Je suis un opéra italien de la deuxième moitié du XIXe siècle, inspiré d’une pièce de Shakespeare… Macbeth ? Non. Mon livret est signé Arrigo Boito… Falstaff ? Non plus. Je suis un drame dont le héros, victime d’une idée fixe, finit par tuer… Otello ? Pas davantage. Euh… Le Roi Lear, dont Verdi rêvait mais qu’il n’écrivit jamais ? Non, non et non. Oubliez ce bon Giuseppe et cherchez plutôt parmi ses contemporains. Vous donnez votre langue au chat ? Eh bien, voilà, il s’agit d’Amleto (pour lui rendre son vrai titre). Son compositeur, Franco Faccio (1840-1891) n’était certes pas Verdi, et il ne fut pas non plus verni : après une création réussie à Gênes, son Hamlet connut un four à Milan, après quoi il cessa de composer pour la scène, et l’on imagine que, nommé directeur musical de La Scala, il dut ronger son frein en dirigeant les premières triomphales de son éminent confrère, comme le Simon Boccanegra de 1881 ou Otello. Avant de collaborer avec le vieux Verdi, Arrigo Boito avait œuvré pour son contemporain, et le livret qu’il écrivit pour Faccio est aussi bien construit que ceux qu’il concocterait plus tard dans le siècle. Quant à la musique, si elle n’est pas celle d’un génie révolutionnant le monde de l’opéra, elle ne manque ni de puissance ni d’efficacité, elle s’écoute avec plaisir et intérêt, et ce Hamlet aurait bien des atouts pour revenir dans les théâtres. La Scala s’honorerait même en offrant à Faccio une revanche posthume.
Cette revanche, le festival de Bregenz la lui a-t-elle fournie en 2016 ? Oui, même si tout n’est pas parfait dans cette résurrection. Notre compatriote Olivier Tambosi travaille presque exclusivement en zone germanique, et il est revenu cet été à Bregenz pour monter un opéra de chambre tiré de La Promenade au phare de Virginia Woolf. Toujours claire, sa mise en scène d’Amleto repose sur la notion de théâtre dans le théâtre (on sait que le prince de Danemark fait venir des comédiens pour mieux démasquer l’assassin de son père), idée que les décors déclinent avec bonheur : rideaux, cadres, tables de maquillage… Les costumes rouge et noir, schématiquement Renaissance, font des courtisans des clowns enfarinés, mais sans doute aurait-on pu se passer de ces gros yeux dont ils sont tous marqués, détail superflu pour nous rappeler qu’à Elseneur tous s’épient et s’étudient. On retient aussi des éclairages tout à fait spectaculaires pour les apparitions du spectre.
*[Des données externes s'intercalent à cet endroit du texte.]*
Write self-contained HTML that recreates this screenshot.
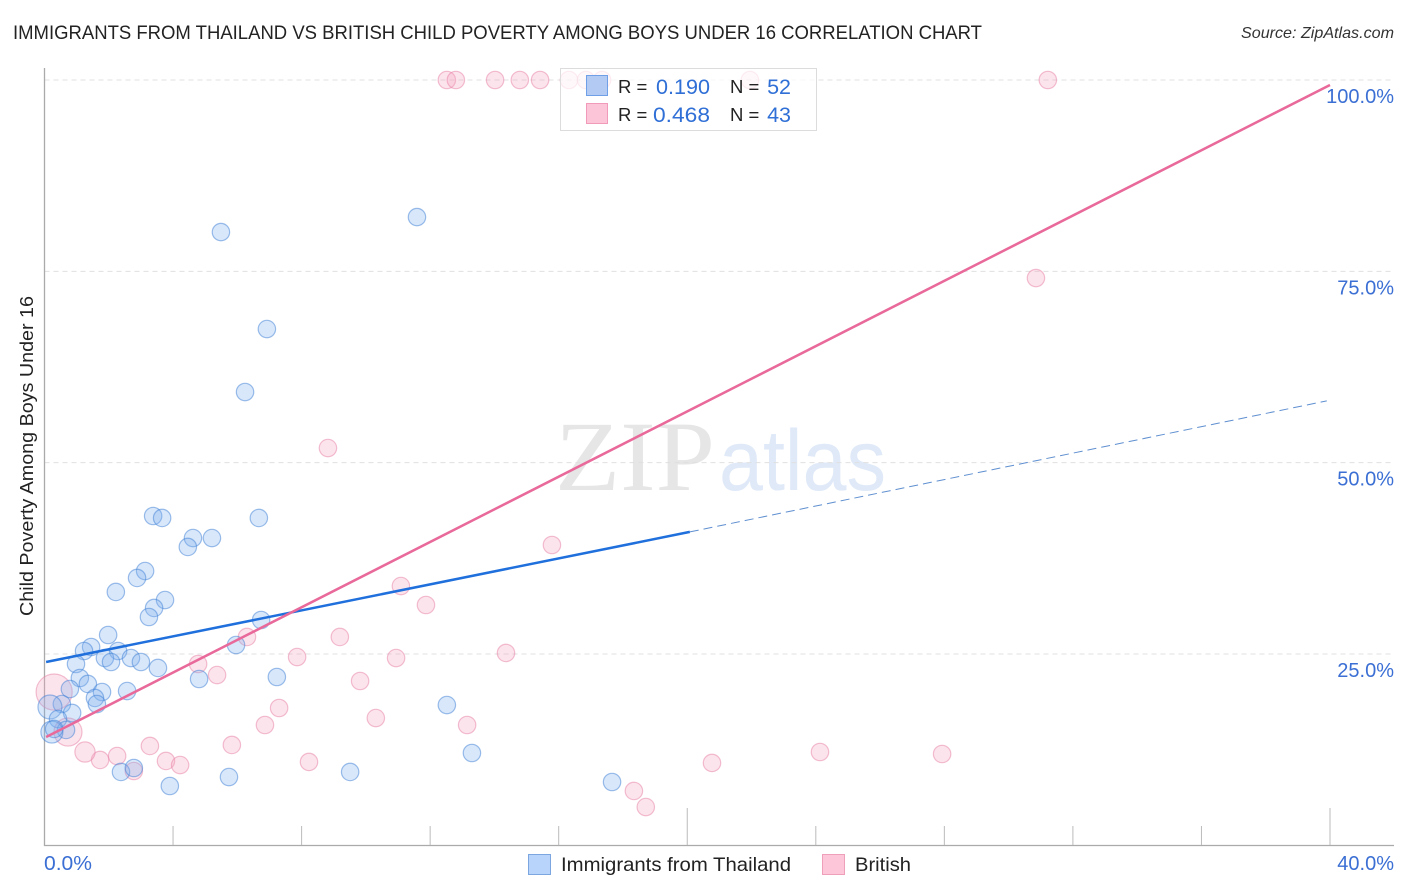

Du côté des voix, Pavel Černoch a le grand mérite d’affronter une partition exigeante, mais on pourra trouver que son interprétation manque un peu de nuances, avec un forte très tendu, et une mine presque constamment renfrognée, sourcils froncés, comme si Hamlet se réduisait à une seule émotion. Très loin de la colorature d’opéra-comique retenue par Ambroise Thomas, le rôle d’Ophélie appelle ici une soprano à la fois dotée d’un grave solide et d’un aigu large : Iulia Maria Dan répond à ces critères et rend son personnage touchant. On saluera aussi l’impressionnante Gertrude de Dshamilja Kaiser, ample mezzo que la partition ne ménage guère dans son duo avec son fils et dans l’air qui suit. Claudio Sgura n’a pas pour s’exprimer une musique aussi frappante, mais le baryton sait traduire les tourments du roi assassin. Autour d’eux ne gravitent finalement que des comparses, même le Spectre caverneux de Gianluca Buratto, même le Laërte juvénile de Paul Schweinester.
Surtout présent aux deux premiers actes, le Chœur philharmonique de Prague participe pleinement à l’action ; Paolo Carignani dirige l’œuvre avec la conviction qu’elle mérite, aidé en sa tâche de réhabilitation par la beauté sonore des Wiener Symphoniker. Reste à voir si cette belle défense et illustration, justifiée par l’année Shakespeare, suffira à ramener Faccio sur les scènes.